## Exercise
Output the first line of the listing and each line after it, up to and including the line that contains "from matplotlib.transforms import", exactly as written, minus the pictures.

## Input for this task
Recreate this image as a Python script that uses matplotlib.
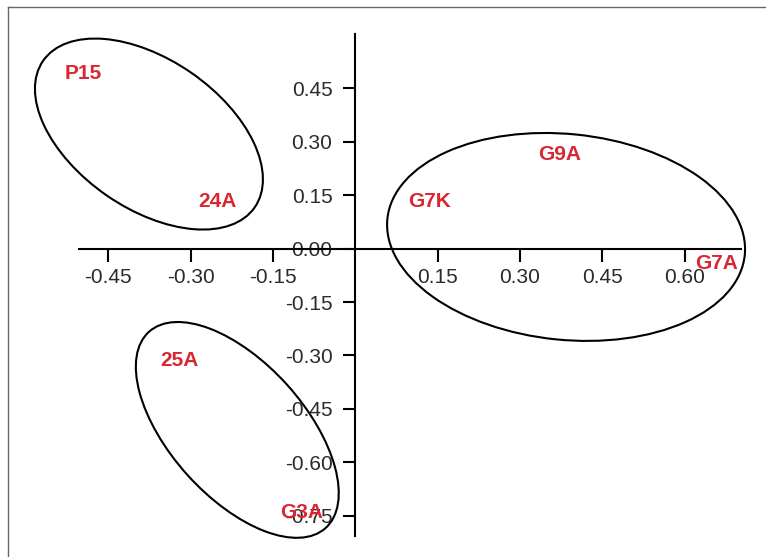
import matplotlib
matplotlib.use("Agg")
import matplotlib.pyplot as plt
from matplotlib.patches import Ellipse
from matplotlib.lines import Line2D
from matplotlib.transforms import ScaledTranslation

plt.rcParams["font.family"] = ["Liberation Sans", "DejaVu Sans"]
plt.rcParams["axes.unicode_minus"] = False

# -- Data ----------------------------------------------------------------------
labels   = ["P15", "24A", "G9A", "G7K", "G7A", "25A", "G3A"]
label_x  = [-0.495, -0.252, 0.372, 0.136, 0.658, -0.320, -0.0975]
label_y  = [0.477, 0.116, 0.249, 0.116, -0.058, -0.330, -0.756]

# group ellipses: centre (data), full width / height (inches), angle (deg)
ell_cx    = [-0.376, 0.384, -0.215]
ell_cy    = [0.322, 0.033, -0.509]
ell_w     = [2.574, 3.592, 2.640]
ell_h     = [1.490, 2.058, 1.344]
ell_angle = [-34.7, -5.8, -48.0]

xticks = [-0.45, -0.30, -0.15, 0.15, 0.30, 0.45, 0.60]
yticks = [0.45, 0.30, 0.15, 0.00, -0.15, -0.30, -0.45, -0.60, -0.75]

RED = "#d92732"

fig = plt.figure(figsize=(7.66, 5.57), dpi=100)
ax = fig.add_axes([0.10313, 0.0377, 0.86423, 0.9004])

for s in ["top", "right"]:
    ax.spines[s].set_visible(False)
for s in ["left", "bottom"]:
    ax.spines[s].set_position(("data", 0))
    ax.spines[s].set_linewidth(1.5)

ax.set_xticks(xticks)
ax.set_yticks(yticks)
ax.set_xticklabels([f"{v:.2f}" for v in xticks])
ax.set_yticklabels([f"{v:.2f}" for v in yticks])
ax.tick_params(axis="both", direction="out", length=9, width=1.5,
               labelsize=15, labelcolor="#2b2b2b")
ax.tick_params(axis="y", pad=7.5)
ax.tick_params(axis="x", pad=5)

for cx, cy, w, h, a in zip(ell_cx, ell_cy, ell_w, ell_h, ell_angle):
    trans = fig.dpi_scale_trans + ScaledTranslation(cx, cy, ax.transData)
    e = Ellipse((0, 0), w, h, angle=a, transform=trans, fill=False,
                edgecolor="black", linewidth=1.5, zorder=4, clip_on=False)
    ax.add_artist(e)

for lab, x, y in zip(labels, label_x, label_y):
    ax.text(x, y, lab, color=RED, fontsize=15, fontweight="bold",
            ha="center", va="baseline", zorder=5, clip_on=False)

ax.set_xlim(-0.5034, 0.7027)
ax.set_ylim(-0.807, 0.6017)

# frame line (top and left edge)
fig.add_artist(Line2D([0.0104, 1.0], [0.9869, 0.9869], transform=fig.transFigure,
                      color="#666666", linewidth=1.0))
fig.add_artist(Line2D([0.0104, 0.0104], [0.0, 0.9869], transform=fig.transFigure,
                      color="#666666", linewidth=1.0))

fig.savefig("out.png", dpi=100)
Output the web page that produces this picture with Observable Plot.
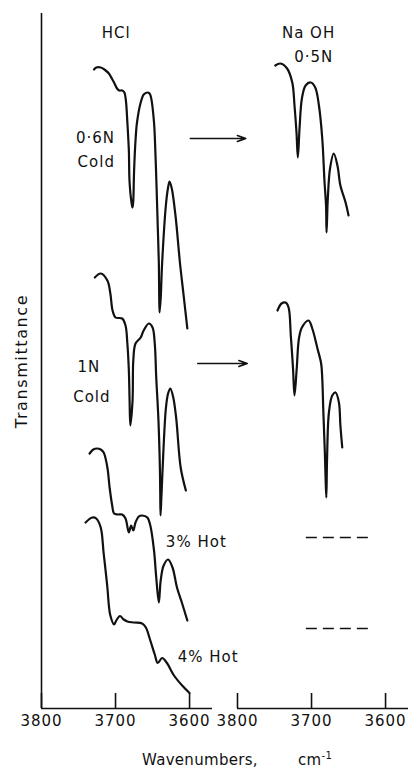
<!DOCTYPE html>
<html><head><meta charset="utf-8">
<script src="https://cdn.jsdelivr.net/npm/d3@7"></script>
<script src="https://cdn.jsdelivr.net/npm/@observablehq/plot@0.6"></script>
<style>
body{margin:0;background:#fff;}
#chart{width:413px;}
#chart svg text{letter-spacing:1px;}
#chart [aria-label="y-axis label"] text{letter-spacing:1.6px;font-size:16px;}
#xlabel{position:relative;height:28px;width:413px;font-family:"DejaVu Sans",sans-serif;color:#111;font-size:15px;line-height:1;}
#xlabel span{position:absolute;top:8px;white-space:nowrap;letter-spacing:0.3px;line-height:1;}
#xlabel sup{font-size:10px;line-height:0;vertical-align:6px;}
</style></head><body>
<div id="chart"></div>
<div id="xlabel"><span style="left:142px">Wavenumbers,</span><span style="left:298px">cm<sup>-1</sup></span></div>
<script>
// ---- data (wavenumber in cm-1, transmittance in arbitrary offset units) ----
const panels = ["HCl", "NaOH"];
const xTicks = [3800, 3700, 3600];

const hcl06_wn = [3729,3726,3720,3715,3709,3705,3702,3698,3695,3691,3688,3686,3684,3682,3681,3678,3677,3676,3675,3673,3671,3666,3662,3657,3654,3652,3648,3646,3644.5,3643,3641.5,3641,3640.5,3639,3637,3632,3629,3627,3624,3619,3613,3608,3603];
const hcl06_t  = [639,641,641,639,635,630,626,620,618,618,616,608,586,558,526,504,501,508,536,568,586,606,614,616,615,611,586,553,520,483,446,413,396,410,446,503,521,527,520,493,446,413,380];

const hcl1_wn = [3728,3720,3711,3707,3704,3700,3691,3686.5,3684,3682,3681,3680,3677,3676,3673,3666,3662,3655,3650,3647,3645,3642,3640,3639.6,3639.2,3638,3636.5,3632,3629,3626,3622,3618,3612,3605];
const hcl1_t  = [431,435,428,415,398,391,390,383,365,338,308,283,308,348,365,371,378,385,381,365,331,288,238,215,193,212,238,300,315,320,311,290,241,218];

const hot3_wn = [3735,3730,3725,3720,3716,3711,3708,3704.5,3702,3697,3691,3686.5,3682,3679,3676,3673,3668.5,3664,3657,3653,3648,3645,3641.5,3639,3635,3629,3623,3617,3610,3603];
const hot3_t  = [255,259,260,259,256,241,221,203,195,194,194,190,176,183,178,186,192,193,191,183,158,131,106,128,143,149,141,121,105,88];

const hot4_wn = [3740.5,3731.5,3726,3720,3716,3711,3709,3707,3702,3699,3694,3689,3684,3675,3664,3659,3653,3647,3643,3637,3631,3621,3610,3600];
const hot4_t  = [186,191,190,181,155,121,103,93,84,88,92.5,89,87,86,85,81,68,54,45.5,50.5,46,33,23,15.5];

const naoh05_wn = [3749,3742,3733,3726,3723,3720.3,3718.5,3716.2,3713,3708,3701,3695,3690,3685.5,3682.4,3680.4,3679.7,3678,3675,3670,3665,3661,3654,3650];
const naoh05_t  = [643,645,640,626,603,576,551,580,610,623,626,621,603,570,526,503,476,510,540,555,543,523,506,493];

const naoh1_wn = [3746,3740.5,3735,3731,3728,3725,3723,3720,3717,3713,3704,3699,3692,3687,3685.5,3684,3682,3681,3680,3679,3676.5,3672,3667.5,3663,3661,3658.5];
const naoh1_t  = [398,405,406,401,373,340,313,340,370,381,388,380,360,345,330,296,256,230,211,250,296,313,316,306,283,261];

// NaOH spectra not recorded for the hot samples (dashed placeholders)
const dashPanel = ["NaOH", "NaOH"];
const dashFrom  = [3707, 3707];
const dashTo    = [3623, 3623];
const dashLevel = [171, 80];

// arrows HCl -> NaOH
const arrowFrom  = [3599, 3589];
const arrowTo    = [3524, 3522];
const arrowLevel = [570, 345];

// annotations
const centerLabels = ["HCl", "0·6N", "Cold", "1N", "Cold", "Na OH", "0·5N"];
const centerPanel  = ["HCl", "HCl", "HCl", "HCl", "HCl", "NaOH", "NaOH"];
const centerWn     = [3699, 3727, 3726, 3736, 3732, 3704, 3697];
const centerT      = [675, 570, 546, 341, 311, 675, 651];
const startLabels  = ["3% Hot", "4% Hot"];
const startWn      = [3632, 3616];
const startT       = [166, 51];

// ---- build tables ----
const series = [
  ["HCl", "0.6N cold", hcl06_wn, hcl06_t],
  ["HCl", "1N cold", hcl1_wn, hcl1_t],
  ["HCl", "3% hot", hot3_wn, hot3_t],
  ["HCl", "4% hot", hot4_wn, hot4_t],
  ["NaOH", "0.5N after 0.6N", naoh05_wn, naoh05_t],
  ["NaOH", "0.5N after 1N", naoh1_wn, naoh1_t]
];
const curveRows = series.flatMap(([panel, name, wn, t]) => wn.map((w, i) => ({panel, name, w, t: t[i]})));
const dashRows = dashLevel.map((t, i) => ({panel: dashPanel[i], w1: dashFrom[i], w2: dashTo[i], t}));
const arrowRows = arrowLevel.map((t, i) => ({panel: "HCl", w1: arrowFrom[i], w2: arrowTo[i], t}));
const centerRows = centerLabels.map((label, i) => ({label, panel: centerPanel[i], w: centerWn[i], t: centerT[i]}));
const startRows = startLabels.map((label, i) => ({label, panel: "HCl", w: startWn[i], t: startT[i]}));
const tickRows = panels.flatMap(panel => xTicks.map(w => ({panel, w})));
const yAxisRows = [{panel: "HCl", w: xTicks[0]}];

const ink = "#111";
const chart = Plot.plot({
  width: 413, height: 745,
  marginLeft: 41, marginRight: 5, marginTop: 13, marginBottom: 37,
  style: {fontFamily: "DejaVu Sans, sans-serif", fontSize: "15px", color: ink, background: "#fff"},
  fx: {domain: panels, paddingInner: 0.128, paddingOuter: 0, axis: null},
  x: {domain: [3800, 3569], label: null},
  y: {domain: [0, 695], label: "Transmittance"},
  marks: [
    Plot.ruleY([0], {stroke: ink, strokeWidth: 1.6}),
    Plot.ruleX(yAxisRows, {fx: "panel", x: "w", y1: 0, y2: 695, stroke: ink, strokeWidth: 1.6}),
    Plot.ruleX(tickRows, {fx: "panel", x: "w", y1: 0, y2: 15, stroke: ink, strokeWidth: 1.6}),
    Plot.axisX({ticks: xTicks, tickSize: 0, tickPadding: 7, label: null, tickFormat: d => String(d), fontSize: 15}),
    Plot.axisY({ticks: [], tickSize: 0, label: "Transmittance", labelAnchor: "center", labelArrow: "none", labelOffset: 26}),
    Plot.line(curveRows, {fx: "panel", x: "w", y: "t", z: "name", curve: "catmull-rom", stroke: ink, strokeWidth: 2.2}),
    Plot.ruleY(dashRows, {fx: "panel", y: "t", x1: "w1", x2: "w2", stroke: ink, strokeWidth: 1.5, strokeDasharray: "11,6"}),
    Plot.arrow(arrowRows, {fx: "panel", x1: "w1", x2: "w2", y1: "t", y2: "t", stroke: ink, strokeWidth: 1.5, headLength: 9, headAngle: 40}),
    Plot.text(centerRows, {fx: "panel", x: "w", y: "t", text: "label", fontSize: 15, fill: ink}),
    Plot.text(startRows, {fx: "panel", x: "w", y: "t", text: "label", textAnchor: "start", fontSize: 15, fill: ink})
  ]
});
document.getElementById("chart").appendChild(chart);
</script>
</body></html>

## Answer below
Recreate this image as a Python script that uses matplotlib.
import matplotlib
matplotlib.use("Agg")
import matplotlib.pyplot as plt
from matplotlib.patches import Ellipse
from matplotlib.lines import Line2D
from matplotlib.transforms import ScaledTranslation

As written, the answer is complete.